Written problem
From the listing below, extract each line containing the string "this".

Material
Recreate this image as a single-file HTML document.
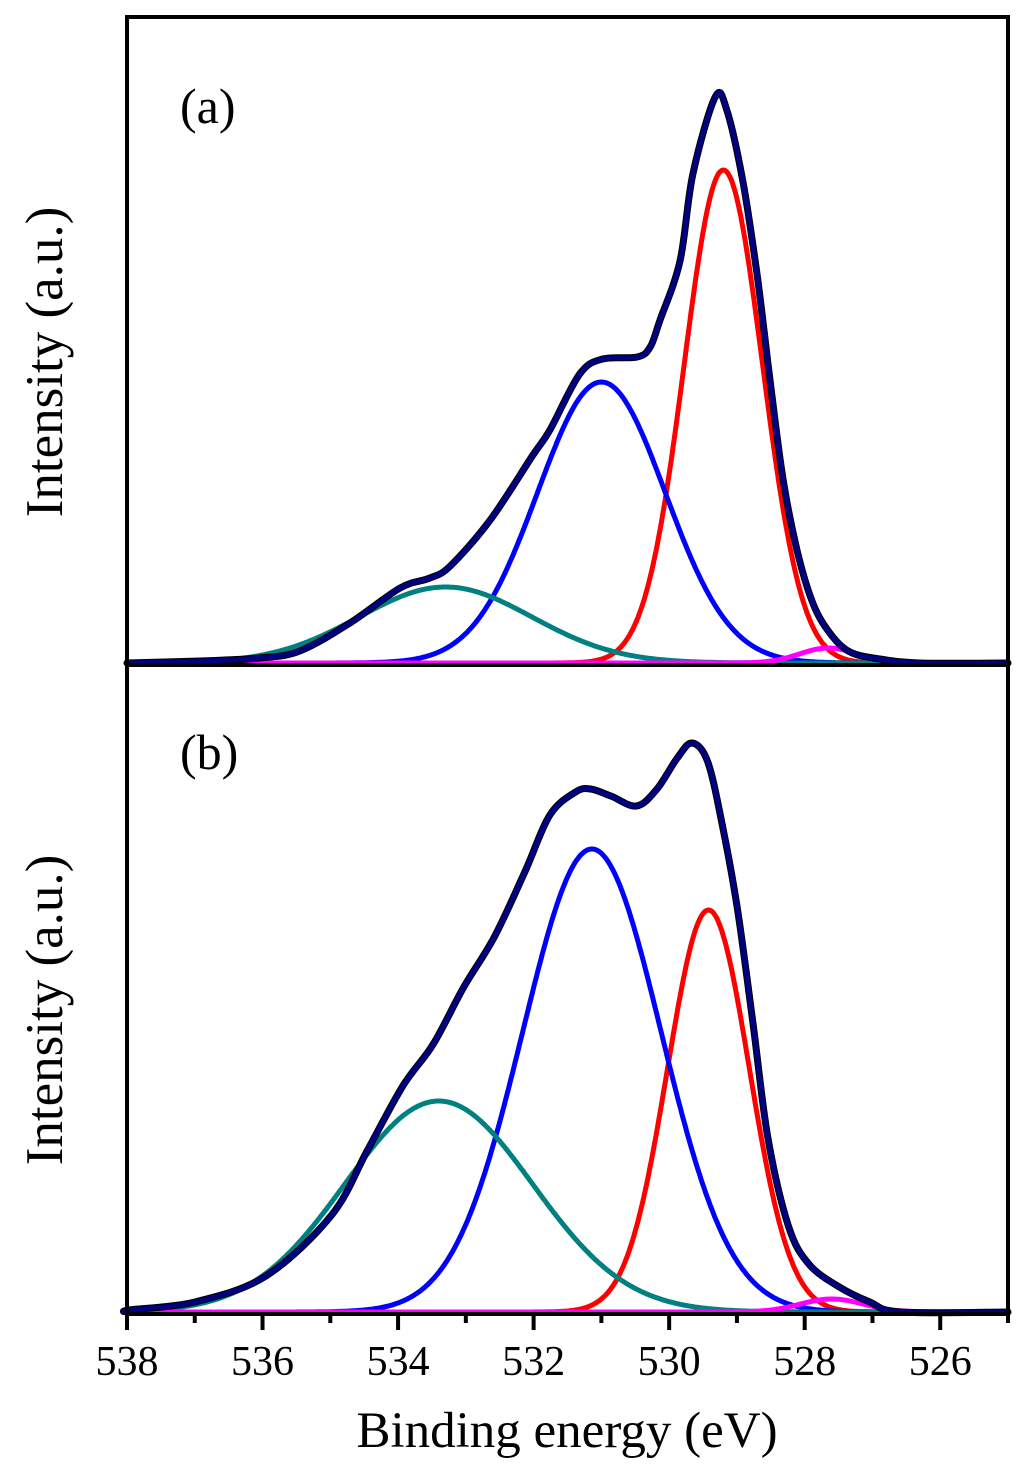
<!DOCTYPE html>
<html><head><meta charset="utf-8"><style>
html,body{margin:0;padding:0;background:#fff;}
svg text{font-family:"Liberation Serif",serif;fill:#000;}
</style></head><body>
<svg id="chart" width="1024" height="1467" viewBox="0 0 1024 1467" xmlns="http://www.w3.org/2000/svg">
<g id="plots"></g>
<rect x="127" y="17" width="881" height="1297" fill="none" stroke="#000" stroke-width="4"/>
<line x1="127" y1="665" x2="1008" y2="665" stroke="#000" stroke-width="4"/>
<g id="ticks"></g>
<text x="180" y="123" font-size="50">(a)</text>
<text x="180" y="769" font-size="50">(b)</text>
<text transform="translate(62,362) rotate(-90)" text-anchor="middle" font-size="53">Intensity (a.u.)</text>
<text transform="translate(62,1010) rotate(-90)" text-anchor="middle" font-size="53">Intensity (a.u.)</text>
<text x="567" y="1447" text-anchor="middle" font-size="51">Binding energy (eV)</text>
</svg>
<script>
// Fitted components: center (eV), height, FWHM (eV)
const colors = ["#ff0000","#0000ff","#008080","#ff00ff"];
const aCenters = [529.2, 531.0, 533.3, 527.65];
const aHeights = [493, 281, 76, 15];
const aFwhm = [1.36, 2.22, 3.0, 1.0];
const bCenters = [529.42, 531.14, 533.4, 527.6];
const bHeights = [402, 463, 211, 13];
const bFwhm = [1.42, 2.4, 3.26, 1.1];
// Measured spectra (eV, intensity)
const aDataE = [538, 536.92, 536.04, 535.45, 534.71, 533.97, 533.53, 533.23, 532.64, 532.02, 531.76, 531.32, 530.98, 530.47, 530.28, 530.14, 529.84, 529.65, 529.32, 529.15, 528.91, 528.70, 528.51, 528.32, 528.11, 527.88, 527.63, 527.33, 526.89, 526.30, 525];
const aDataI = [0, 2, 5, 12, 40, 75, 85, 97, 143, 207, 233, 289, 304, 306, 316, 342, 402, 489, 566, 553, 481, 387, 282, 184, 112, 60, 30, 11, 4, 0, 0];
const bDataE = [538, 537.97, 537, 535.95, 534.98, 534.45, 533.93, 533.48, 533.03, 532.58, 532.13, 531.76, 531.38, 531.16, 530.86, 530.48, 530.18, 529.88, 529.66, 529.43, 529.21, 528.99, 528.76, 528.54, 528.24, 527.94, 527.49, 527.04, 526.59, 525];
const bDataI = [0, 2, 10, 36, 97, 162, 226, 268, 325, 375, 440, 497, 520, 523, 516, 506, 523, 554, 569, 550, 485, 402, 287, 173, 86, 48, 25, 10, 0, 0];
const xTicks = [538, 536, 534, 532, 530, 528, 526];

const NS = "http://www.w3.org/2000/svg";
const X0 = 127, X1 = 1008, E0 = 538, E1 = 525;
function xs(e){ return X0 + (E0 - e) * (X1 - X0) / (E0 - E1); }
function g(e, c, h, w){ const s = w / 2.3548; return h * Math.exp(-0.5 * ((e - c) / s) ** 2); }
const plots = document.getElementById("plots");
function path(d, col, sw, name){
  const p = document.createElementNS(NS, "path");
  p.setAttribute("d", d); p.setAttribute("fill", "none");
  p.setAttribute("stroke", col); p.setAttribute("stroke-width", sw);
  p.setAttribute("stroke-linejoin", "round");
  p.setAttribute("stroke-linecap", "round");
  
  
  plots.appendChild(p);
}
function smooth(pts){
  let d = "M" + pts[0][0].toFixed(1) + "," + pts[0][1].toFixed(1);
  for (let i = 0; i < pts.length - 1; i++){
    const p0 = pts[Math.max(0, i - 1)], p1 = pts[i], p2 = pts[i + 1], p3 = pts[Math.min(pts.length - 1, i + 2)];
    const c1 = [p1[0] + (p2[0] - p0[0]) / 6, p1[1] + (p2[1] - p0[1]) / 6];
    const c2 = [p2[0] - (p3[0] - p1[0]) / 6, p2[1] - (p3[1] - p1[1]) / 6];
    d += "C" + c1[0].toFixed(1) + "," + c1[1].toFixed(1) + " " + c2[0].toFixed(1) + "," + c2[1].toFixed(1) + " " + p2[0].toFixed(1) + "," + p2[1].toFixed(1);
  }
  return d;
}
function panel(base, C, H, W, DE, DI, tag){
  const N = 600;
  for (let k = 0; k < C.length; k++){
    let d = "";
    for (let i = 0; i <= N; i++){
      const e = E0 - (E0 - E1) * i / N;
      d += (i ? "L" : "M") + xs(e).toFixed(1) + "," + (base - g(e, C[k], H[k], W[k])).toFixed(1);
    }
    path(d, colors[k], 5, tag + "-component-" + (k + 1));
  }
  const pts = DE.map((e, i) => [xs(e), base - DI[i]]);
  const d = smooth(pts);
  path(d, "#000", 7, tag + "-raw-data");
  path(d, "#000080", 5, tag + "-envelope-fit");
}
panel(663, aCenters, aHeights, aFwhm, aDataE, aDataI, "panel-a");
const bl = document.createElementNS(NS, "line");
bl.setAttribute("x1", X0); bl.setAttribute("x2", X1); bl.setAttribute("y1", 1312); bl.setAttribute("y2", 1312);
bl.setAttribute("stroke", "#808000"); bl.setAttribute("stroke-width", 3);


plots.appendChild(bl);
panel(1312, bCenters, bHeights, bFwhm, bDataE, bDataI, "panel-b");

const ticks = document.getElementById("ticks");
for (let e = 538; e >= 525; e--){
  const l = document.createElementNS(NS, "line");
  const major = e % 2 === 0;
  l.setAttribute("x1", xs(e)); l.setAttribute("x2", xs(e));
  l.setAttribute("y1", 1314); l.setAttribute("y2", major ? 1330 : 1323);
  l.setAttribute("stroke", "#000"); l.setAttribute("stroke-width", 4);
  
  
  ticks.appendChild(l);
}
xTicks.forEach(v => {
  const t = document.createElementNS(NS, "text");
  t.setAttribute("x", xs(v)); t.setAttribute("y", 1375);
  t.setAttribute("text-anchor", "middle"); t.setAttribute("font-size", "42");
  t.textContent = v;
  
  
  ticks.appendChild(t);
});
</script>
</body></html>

---

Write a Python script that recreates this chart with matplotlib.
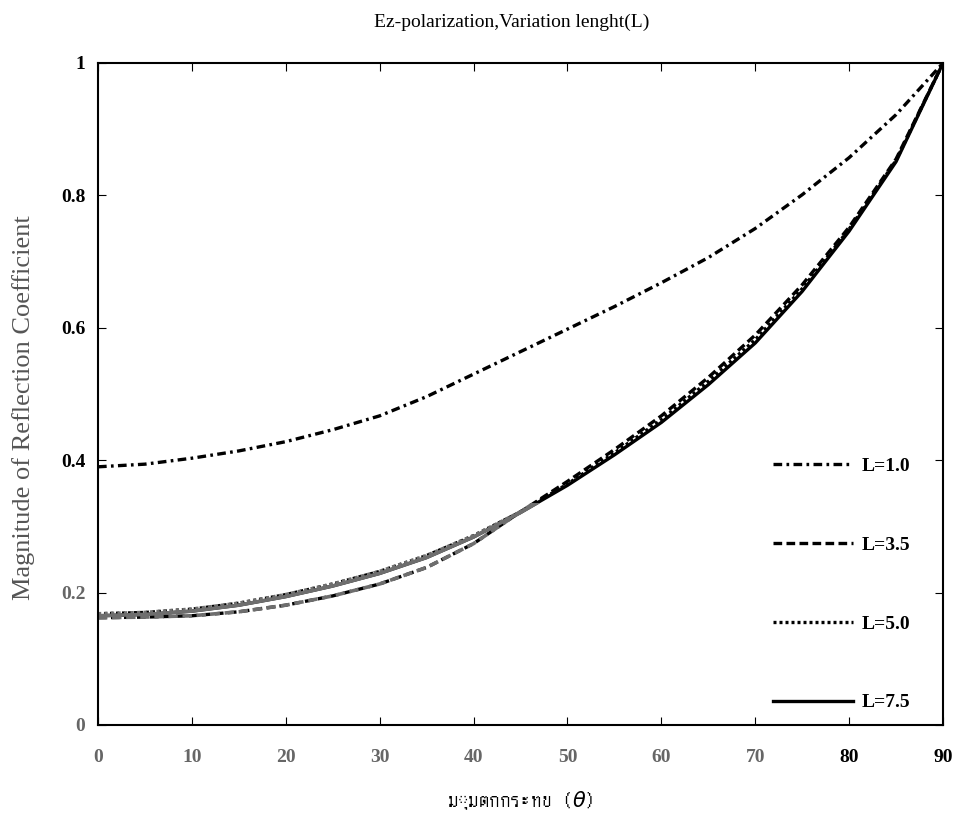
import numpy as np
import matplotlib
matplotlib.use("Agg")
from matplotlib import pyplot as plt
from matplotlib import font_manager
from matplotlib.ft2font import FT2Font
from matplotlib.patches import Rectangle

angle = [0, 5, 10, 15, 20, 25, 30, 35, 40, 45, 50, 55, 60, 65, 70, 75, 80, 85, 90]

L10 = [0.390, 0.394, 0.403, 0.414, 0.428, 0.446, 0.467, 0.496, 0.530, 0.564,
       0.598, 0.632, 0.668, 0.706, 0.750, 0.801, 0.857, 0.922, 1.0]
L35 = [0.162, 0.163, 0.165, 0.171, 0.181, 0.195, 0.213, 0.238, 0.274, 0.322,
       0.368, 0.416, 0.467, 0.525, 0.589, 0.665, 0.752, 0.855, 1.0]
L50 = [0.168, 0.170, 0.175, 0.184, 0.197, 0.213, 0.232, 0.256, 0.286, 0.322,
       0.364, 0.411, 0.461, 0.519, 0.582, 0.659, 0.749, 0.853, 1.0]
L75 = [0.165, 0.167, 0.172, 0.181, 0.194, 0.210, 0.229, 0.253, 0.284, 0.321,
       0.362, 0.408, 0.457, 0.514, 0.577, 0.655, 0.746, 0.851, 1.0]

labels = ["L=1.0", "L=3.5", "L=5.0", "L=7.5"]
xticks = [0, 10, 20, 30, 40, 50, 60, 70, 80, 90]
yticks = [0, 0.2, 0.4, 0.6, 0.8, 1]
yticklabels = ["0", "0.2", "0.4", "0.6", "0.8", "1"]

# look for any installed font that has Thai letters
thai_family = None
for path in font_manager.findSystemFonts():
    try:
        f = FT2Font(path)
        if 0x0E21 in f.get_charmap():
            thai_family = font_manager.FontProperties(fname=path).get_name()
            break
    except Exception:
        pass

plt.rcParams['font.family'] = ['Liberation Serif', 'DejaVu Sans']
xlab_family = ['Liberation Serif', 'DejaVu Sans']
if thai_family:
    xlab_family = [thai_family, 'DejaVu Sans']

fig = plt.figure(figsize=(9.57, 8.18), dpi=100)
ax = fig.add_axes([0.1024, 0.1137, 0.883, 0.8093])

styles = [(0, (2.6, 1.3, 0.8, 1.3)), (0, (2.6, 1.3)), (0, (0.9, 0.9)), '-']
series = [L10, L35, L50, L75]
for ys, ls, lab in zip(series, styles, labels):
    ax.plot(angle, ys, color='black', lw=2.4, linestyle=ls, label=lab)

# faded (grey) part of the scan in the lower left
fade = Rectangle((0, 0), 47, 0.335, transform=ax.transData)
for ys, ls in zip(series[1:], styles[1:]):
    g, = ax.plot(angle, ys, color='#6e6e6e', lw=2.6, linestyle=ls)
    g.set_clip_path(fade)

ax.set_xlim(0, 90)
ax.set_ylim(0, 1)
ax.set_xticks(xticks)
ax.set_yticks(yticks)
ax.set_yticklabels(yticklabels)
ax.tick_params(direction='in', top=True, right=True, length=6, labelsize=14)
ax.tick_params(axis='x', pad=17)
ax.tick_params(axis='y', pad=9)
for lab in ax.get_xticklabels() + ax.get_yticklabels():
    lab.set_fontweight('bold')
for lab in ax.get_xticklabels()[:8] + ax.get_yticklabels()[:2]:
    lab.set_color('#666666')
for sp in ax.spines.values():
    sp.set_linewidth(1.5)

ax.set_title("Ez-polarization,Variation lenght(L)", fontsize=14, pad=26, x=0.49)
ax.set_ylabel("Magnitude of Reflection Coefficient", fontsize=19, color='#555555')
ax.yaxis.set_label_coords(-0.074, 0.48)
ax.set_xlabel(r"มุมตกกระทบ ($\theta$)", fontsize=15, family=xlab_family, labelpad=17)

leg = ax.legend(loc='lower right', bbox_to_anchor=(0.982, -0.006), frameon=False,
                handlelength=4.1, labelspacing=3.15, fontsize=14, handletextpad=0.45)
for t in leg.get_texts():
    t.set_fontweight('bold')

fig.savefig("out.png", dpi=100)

--

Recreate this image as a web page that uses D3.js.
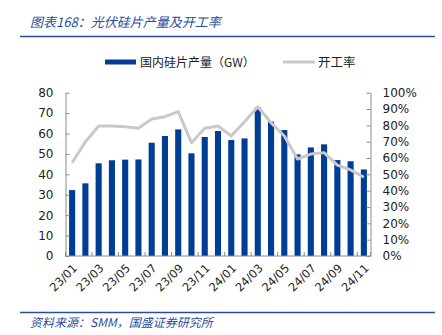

Response below
Recreate this image as a single-file HTML document.
Write a Python script that recreates this chart with matplotlib.
Recreate this image as a web page that uses D3.js.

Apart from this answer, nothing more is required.